One guard with a particular zeal for torture dragged Paramadvaiti into the jailhouse bathroom and ordered him to wipe feces off the floor. Paramadvaiti clawed for his spiritual strength, until at last he realized that Lord Krishna must have willed this feces-cleaning, because it taught a lesson about pride, and no man should be too proud to obey orders. So Paramadvaiti... well, he kept on cleaning, and he even grew kind of happy.
"The torture guy came back, probably expecting some monk to be in there looking all miserable, and he sees me like this," Paramadvaiti recalled. "Yes, I was happy!" He lowered his voice to a conspiratorial whisper: "I think I blew his mind."

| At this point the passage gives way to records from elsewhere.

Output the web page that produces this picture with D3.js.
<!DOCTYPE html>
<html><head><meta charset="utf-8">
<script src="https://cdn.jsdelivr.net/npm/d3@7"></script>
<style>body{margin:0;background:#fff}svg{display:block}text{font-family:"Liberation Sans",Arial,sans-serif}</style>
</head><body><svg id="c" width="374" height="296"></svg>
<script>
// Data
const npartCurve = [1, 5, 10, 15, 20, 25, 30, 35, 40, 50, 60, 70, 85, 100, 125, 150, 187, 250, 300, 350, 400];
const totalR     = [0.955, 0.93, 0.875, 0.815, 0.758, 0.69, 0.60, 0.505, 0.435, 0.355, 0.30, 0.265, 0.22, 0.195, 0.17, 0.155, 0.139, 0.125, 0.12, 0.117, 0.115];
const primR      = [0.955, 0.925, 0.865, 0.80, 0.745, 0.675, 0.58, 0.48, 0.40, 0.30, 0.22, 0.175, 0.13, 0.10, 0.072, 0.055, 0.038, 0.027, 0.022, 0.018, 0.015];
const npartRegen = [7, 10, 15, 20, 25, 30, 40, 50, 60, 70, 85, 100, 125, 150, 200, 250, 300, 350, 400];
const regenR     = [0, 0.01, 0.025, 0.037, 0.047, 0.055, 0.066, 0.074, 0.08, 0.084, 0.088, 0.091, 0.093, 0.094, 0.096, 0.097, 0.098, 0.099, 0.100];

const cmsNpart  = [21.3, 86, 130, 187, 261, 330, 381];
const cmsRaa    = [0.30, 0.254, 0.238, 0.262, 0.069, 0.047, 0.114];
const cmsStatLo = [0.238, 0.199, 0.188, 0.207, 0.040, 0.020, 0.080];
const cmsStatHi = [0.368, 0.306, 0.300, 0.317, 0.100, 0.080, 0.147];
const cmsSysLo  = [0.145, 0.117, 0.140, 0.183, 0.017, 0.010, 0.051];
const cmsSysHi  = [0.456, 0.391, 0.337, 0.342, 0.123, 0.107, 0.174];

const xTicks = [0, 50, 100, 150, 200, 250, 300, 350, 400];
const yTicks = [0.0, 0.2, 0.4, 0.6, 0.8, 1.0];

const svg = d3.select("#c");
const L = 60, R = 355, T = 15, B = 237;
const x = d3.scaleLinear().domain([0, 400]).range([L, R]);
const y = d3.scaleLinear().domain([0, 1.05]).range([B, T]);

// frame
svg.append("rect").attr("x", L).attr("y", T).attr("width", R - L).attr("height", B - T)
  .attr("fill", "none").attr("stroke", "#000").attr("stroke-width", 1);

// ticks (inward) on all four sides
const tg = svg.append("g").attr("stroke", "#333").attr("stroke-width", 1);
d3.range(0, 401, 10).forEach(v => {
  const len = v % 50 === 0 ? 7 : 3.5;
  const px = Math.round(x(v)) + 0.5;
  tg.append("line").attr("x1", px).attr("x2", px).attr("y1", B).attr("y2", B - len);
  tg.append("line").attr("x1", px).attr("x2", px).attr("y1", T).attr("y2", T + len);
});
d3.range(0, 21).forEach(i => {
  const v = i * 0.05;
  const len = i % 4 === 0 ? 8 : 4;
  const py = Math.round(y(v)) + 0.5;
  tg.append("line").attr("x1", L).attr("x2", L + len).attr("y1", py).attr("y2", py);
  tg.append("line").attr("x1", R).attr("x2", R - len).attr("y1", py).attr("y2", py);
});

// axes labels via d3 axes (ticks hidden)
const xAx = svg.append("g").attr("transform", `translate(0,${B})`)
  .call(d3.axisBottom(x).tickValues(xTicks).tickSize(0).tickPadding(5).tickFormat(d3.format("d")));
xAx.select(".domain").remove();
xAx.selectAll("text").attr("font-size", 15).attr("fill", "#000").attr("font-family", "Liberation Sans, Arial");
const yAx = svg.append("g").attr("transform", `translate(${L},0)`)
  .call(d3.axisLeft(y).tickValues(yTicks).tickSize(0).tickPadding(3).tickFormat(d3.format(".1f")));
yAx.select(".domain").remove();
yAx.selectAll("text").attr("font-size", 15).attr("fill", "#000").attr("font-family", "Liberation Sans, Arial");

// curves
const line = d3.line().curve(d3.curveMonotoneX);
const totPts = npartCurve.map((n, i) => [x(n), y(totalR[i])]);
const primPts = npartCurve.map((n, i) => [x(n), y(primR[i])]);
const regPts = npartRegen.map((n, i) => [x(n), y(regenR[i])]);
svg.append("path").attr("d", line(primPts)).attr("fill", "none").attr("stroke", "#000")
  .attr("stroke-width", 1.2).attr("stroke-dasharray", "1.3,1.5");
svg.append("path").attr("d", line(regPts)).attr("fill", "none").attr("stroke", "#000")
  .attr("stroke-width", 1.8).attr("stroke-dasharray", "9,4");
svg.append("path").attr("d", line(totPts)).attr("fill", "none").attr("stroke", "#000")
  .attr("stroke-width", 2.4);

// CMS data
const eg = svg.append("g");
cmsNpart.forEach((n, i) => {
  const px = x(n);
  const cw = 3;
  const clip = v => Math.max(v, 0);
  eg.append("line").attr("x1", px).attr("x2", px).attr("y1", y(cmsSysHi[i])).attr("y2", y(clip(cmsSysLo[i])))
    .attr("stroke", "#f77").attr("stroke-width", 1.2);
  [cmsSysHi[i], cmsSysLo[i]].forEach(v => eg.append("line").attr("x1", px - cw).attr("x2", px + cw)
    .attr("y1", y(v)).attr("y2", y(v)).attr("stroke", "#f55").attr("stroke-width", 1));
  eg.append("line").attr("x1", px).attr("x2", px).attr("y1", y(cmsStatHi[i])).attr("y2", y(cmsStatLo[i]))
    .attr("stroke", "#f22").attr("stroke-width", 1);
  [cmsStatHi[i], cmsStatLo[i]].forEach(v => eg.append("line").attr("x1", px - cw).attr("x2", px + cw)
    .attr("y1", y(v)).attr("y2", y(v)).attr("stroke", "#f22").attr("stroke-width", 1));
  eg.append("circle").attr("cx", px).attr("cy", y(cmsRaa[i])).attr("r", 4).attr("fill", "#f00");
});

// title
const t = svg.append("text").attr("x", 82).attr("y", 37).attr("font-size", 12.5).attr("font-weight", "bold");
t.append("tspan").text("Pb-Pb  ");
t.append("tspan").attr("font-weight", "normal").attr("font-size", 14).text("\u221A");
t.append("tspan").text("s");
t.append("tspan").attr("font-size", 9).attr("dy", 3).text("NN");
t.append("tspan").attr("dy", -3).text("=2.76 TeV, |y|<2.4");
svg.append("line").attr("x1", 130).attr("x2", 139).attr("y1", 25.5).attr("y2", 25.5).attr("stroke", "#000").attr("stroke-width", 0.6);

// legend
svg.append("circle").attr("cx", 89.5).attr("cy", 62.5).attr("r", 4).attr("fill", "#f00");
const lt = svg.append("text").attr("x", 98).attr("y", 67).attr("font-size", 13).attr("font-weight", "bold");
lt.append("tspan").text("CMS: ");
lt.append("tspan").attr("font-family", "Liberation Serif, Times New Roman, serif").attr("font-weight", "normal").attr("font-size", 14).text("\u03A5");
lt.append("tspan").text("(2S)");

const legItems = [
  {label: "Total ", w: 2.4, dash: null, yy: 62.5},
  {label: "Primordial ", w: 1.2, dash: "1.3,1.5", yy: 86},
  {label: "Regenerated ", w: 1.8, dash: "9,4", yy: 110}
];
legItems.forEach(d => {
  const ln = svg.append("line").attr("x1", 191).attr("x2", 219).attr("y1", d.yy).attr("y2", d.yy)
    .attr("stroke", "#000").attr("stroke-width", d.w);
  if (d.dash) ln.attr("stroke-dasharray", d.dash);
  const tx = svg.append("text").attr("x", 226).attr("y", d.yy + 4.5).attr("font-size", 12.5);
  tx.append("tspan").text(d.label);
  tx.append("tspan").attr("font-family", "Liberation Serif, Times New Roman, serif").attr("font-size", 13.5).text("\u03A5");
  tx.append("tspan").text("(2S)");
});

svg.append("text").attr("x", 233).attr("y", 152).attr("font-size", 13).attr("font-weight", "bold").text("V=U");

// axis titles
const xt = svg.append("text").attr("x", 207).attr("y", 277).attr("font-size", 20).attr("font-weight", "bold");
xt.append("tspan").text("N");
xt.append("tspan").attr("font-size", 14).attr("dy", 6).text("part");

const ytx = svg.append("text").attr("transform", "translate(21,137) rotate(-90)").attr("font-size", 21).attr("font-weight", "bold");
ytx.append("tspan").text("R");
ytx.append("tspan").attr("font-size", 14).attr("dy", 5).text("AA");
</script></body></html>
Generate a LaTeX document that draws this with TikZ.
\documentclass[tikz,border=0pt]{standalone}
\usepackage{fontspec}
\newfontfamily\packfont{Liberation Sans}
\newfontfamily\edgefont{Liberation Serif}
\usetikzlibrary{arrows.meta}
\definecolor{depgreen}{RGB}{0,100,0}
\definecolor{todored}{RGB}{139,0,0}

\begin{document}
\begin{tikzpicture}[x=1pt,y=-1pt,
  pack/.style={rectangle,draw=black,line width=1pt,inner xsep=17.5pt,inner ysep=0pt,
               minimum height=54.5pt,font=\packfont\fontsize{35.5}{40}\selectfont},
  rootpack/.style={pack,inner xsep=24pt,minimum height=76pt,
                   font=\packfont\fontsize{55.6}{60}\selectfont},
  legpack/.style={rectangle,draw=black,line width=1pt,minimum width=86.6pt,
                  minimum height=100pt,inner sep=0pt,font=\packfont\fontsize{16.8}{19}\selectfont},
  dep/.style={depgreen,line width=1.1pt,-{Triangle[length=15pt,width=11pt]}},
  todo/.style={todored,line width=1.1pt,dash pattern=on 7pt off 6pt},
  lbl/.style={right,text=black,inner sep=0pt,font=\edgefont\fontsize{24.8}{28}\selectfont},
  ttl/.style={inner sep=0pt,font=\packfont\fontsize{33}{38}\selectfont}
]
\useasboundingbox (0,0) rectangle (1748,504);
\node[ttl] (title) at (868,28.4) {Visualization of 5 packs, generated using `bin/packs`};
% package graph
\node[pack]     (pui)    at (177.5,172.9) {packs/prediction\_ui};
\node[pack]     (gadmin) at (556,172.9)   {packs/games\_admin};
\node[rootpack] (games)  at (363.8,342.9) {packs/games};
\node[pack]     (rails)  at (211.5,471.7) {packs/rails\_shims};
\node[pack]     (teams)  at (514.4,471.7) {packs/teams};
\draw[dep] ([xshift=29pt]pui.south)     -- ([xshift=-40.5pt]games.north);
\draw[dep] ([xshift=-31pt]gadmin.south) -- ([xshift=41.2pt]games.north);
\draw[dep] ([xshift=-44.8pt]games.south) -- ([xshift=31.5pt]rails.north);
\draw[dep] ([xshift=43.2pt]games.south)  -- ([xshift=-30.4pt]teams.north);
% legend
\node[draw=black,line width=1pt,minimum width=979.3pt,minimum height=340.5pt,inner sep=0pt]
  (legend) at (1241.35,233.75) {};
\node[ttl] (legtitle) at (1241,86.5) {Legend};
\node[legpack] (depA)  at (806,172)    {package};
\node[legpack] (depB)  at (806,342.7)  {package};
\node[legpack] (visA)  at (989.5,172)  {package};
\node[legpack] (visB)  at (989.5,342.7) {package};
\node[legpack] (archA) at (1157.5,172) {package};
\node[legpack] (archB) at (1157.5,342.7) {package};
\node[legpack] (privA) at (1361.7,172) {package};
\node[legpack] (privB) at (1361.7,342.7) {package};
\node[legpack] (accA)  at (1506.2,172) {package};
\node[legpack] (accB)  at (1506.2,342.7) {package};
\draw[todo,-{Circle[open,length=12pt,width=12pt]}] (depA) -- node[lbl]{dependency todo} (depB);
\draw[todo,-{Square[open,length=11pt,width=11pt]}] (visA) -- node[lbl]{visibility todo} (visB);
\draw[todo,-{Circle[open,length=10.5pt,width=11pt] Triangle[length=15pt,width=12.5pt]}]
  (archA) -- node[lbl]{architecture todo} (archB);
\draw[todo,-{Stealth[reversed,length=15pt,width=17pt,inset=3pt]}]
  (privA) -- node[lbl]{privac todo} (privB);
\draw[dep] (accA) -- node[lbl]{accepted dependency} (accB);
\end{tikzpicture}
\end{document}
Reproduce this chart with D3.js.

There is a nice slide show of Maharaj in Vrindavan. Some of the photos of Vrindavan, like no. 3 of Govindaji mandir, are pretty spectacular. Nice to see something about Vrindavan in the Western media that is NOT about widows.
Those pictures tell me that PS sold his nephew on something, managed to give him a positive picture of Vrindavan. He does not dwell on the negative, but shows several pictures that bring out the beauty of the place. Which is not always that easy to do.